*SUPPLIED MATERIAL:*
-----
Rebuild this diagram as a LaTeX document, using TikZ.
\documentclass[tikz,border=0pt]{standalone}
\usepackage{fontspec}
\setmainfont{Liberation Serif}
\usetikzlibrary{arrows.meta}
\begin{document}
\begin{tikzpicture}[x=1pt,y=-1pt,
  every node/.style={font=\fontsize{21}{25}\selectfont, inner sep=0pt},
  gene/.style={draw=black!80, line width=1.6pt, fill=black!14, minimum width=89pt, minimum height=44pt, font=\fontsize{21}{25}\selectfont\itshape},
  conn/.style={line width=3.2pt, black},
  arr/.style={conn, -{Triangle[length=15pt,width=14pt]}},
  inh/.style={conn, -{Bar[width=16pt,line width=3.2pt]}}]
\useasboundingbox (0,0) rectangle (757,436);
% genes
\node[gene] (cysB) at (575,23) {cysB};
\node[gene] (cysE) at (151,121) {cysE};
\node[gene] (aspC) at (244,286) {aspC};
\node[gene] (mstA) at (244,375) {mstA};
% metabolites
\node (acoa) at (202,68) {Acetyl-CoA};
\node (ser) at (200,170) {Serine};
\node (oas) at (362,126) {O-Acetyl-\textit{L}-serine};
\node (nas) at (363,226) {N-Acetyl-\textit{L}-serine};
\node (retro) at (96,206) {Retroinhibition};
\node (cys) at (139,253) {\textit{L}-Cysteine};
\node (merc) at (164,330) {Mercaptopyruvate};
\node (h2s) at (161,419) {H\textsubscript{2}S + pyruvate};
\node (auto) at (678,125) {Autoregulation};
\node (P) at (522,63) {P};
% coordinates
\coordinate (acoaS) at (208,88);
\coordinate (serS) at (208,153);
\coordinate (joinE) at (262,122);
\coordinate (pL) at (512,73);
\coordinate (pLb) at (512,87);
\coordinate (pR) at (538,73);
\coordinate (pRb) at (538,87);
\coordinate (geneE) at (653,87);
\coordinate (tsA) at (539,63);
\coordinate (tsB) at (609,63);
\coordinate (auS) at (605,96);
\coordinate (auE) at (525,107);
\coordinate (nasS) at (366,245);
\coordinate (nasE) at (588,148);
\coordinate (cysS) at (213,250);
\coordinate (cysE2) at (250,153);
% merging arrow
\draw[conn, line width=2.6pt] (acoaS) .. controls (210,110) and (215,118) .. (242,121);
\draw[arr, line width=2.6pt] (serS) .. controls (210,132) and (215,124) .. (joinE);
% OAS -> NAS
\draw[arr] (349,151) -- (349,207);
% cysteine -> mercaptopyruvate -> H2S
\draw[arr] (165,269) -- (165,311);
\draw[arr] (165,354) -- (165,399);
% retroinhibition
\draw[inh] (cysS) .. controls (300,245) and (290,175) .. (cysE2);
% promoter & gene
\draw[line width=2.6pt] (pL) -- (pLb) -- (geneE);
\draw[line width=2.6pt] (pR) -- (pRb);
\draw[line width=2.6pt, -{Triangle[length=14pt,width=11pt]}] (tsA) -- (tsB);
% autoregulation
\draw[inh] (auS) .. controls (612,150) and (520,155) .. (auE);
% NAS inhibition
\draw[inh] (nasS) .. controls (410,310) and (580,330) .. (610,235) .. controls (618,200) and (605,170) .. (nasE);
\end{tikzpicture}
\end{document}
-----
Make an exact copy of all the data.

Rebuild this diagram as a LaTeX document, using TikZ.
\documentclass[tikz,border=0pt]{standalone}
\usepackage{fontspec}
\setmainfont{Liberation Serif}
\usetikzlibrary{arrows.meta}
\begin{document}
\begin{tikzpicture}[x=1pt,y=-1pt,
  every node/.style={font=\fontsize{21}{25}\selectfont, inner sep=0pt},
  gene/.style={draw=black!80, line width=1.6pt, fill=black!14, minimum width=89pt, minimum height=44pt, font=\fontsize{21}{25}\selectfont\itshape},
  conn/.style={line width=3.2pt, black},
  arr/.style={conn, -{Triangle[length=15pt,width=14pt]}},
  inh/.style={conn, -{Bar[width=16pt,line width=3.2pt]}}]
\useasboundingbox (0,0) rectangle (757,436);
% genes
\node[gene] (cysB) at (575,23) {cysB};
\node[gene] (cysE) at (151,121) {cysE};
\node[gene] (aspC) at (244,286) {aspC};
\node[gene] (mstA) at (244,375) {mstA};
% metabolites
\node (acoa) at (202,68) {Acetyl-CoA};
\node (ser) at (200,170) {Serine};
\node (oas) at (362,126) {O-Acetyl-\textit{L}-serine};
\node (nas) at (363,226) {N-Acetyl-\textit{L}-serine};
\node (retro) at (96,206) {Retroinhibition};
\node (cys) at (139,253) {\textit{L}-Cysteine};
\node (merc) at (164,330) {Mercaptopyruvate};
\node (h2s) at (161,419) {H\textsubscript{2}S + pyruvate};
\node (auto) at (678,125) {Autoregulation};
\node (P) at (522,63) {P};
% coordinates
\coordinate (acoaS) at (208,88);
\coordinate (serS) at (208,153);
\coordinate (joinE) at (262,122);
\coordinate (pL) at (512,73);
\coordinate (pLb) at (512,87);
\coordinate (pR) at (538,73);
\coordinate (pRb) at (538,87);
\coordinate (geneE) at (653,87);
\coordinate (tsA) at (539,63);
\coordinate (tsB) at (609,63);
\coordinate (auS) at (605,96);
\coordinate (auE) at (525,107);
\coordinate (nasS) at (366,245);
\coordinate (nasE) at (588,148);
\coordinate (cysS) at (213,250);
\coordinate (cysE2) at (250,153);
% merging arrow
\draw[conn, line width=2.6pt] (acoaS) .. controls (210,110) and (215,118) .. (242,121);
\draw[arr, line width=2.6pt] (serS) .. controls (210,132) and (215,124) .. (joinE);
% OAS -> NAS
\draw[arr] (349,151) -- (349,207);
% cysteine -> mercaptopyruvate -> H2S
\draw[arr] (165,269) -- (165,311);
\draw[arr] (165,354) -- (165,399);
% retroinhibition
\draw[inh] (cysS) .. controls (300,245) and (290,175) .. (cysE2);
% promoter & gene
\draw[line width=2.6pt] (pL) -- (pLb) -- (geneE);
\draw[line width=2.6pt] (pR) -- (pRb);
\draw[line width=2.6pt, -{Triangle[length=14pt,width=11pt]}] (tsA) -- (tsB);
% autoregulation
\draw[inh] (auS) .. controls (612,150) and (520,155) .. (auE);
% NAS inhibition
\draw[inh] (nasS) .. controls (410,310) and (580,330) .. (610,235) .. controls (618,200) and (605,170) .. (nasE);
\end{tikzpicture}
\end{document}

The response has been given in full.